Выбрать главу

Не эта ли любовь народная стала той незримой силой, которая не дала воинствующим ультраатеистическим варварам разрушить Воскресение Христово? А ведь несколько раз на самом высоком уровне принимались такие решения — и каждый раз что-то мешало. Правда, одно из таких решений предписывало взорвать храм в конце июня 1941 года — понятно, почему оно не было выполнено… А в первую блокадную зиму под сводами здания находился… нет, даже не морг, а просто склад тел погибших и умерших на улицах ленинградцев — их складывали промороженными штабелями, и те живые, у кого были силы для ходьбы, приходили сюда, чтобы опознавать и забирать своих родных. Было, было! — храм снова утвердил свой святой народный титул — на Крови…

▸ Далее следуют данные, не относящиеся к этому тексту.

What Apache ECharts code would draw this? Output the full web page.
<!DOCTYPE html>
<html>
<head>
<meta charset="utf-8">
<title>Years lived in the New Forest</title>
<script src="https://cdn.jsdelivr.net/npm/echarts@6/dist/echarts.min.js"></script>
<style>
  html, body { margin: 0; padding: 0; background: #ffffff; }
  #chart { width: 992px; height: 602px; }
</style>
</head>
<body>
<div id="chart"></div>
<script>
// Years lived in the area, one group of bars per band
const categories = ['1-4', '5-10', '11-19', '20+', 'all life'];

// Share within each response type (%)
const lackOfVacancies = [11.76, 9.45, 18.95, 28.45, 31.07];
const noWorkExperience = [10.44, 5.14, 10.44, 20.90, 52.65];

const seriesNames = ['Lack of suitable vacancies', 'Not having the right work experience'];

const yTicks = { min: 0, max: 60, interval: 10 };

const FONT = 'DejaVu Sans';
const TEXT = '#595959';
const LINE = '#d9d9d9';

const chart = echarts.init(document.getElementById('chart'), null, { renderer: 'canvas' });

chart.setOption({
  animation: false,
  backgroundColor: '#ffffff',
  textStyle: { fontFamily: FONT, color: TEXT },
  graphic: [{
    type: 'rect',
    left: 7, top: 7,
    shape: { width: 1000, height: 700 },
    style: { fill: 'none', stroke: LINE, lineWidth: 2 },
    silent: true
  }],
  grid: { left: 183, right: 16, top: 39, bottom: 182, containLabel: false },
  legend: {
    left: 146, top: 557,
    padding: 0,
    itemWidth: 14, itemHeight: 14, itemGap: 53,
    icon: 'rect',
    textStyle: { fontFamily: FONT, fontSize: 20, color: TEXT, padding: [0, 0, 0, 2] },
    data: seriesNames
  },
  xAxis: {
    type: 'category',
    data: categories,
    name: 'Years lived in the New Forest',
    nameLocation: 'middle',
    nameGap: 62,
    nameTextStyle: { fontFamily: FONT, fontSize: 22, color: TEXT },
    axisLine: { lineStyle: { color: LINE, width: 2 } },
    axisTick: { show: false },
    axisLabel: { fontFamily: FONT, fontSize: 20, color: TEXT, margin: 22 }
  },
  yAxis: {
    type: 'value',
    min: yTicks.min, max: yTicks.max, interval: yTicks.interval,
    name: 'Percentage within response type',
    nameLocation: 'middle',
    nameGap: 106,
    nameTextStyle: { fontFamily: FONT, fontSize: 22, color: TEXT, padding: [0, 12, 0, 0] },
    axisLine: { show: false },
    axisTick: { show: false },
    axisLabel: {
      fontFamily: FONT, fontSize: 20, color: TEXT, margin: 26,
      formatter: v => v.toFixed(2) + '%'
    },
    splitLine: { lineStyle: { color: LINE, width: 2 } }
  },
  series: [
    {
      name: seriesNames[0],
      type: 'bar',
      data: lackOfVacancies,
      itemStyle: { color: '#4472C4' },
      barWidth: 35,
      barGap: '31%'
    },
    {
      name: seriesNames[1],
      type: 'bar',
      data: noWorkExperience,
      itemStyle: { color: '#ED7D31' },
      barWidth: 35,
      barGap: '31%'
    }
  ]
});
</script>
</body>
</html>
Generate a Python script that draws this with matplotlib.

Так и дождался он стабильных (позже их назовут застойными) 70-х, когда сошли на нет последние всплески "богоборческого" вандализма, и когда было принято уже совсем иное решение — реставрировать Воскресение Христово. И вот многолетние труды реставраторов увенчались блистательным успехом (хотя еще и не завершены) — недавно храм открыли для посетителей. И я сподобился впервые в жизни войти под его своды…

…И все мое существо буквально утонуло в неописуемой красоте внутреннего убранства собора, и до крайних глубин души потрясла меня роскошь духовного могущества России, материализованная здесь в зодчестве, в мозаичном искусстве, в литье и ковке, в мастерстве камнерезов… Высь русско-христианской культуры, высь, созданная лучшими ее творцами столетней давности, высь, которая только и могла быть создана величайшей державой, входящей в зенит своей мощи, своих богатств духа и материального творчества. Невозможно описать то, что по сути — несказанно! Невозможно в деталях поведать о решении всех немыслимых до строительства этого храма задач — как архитектурно-технических, так и художественно-пластических.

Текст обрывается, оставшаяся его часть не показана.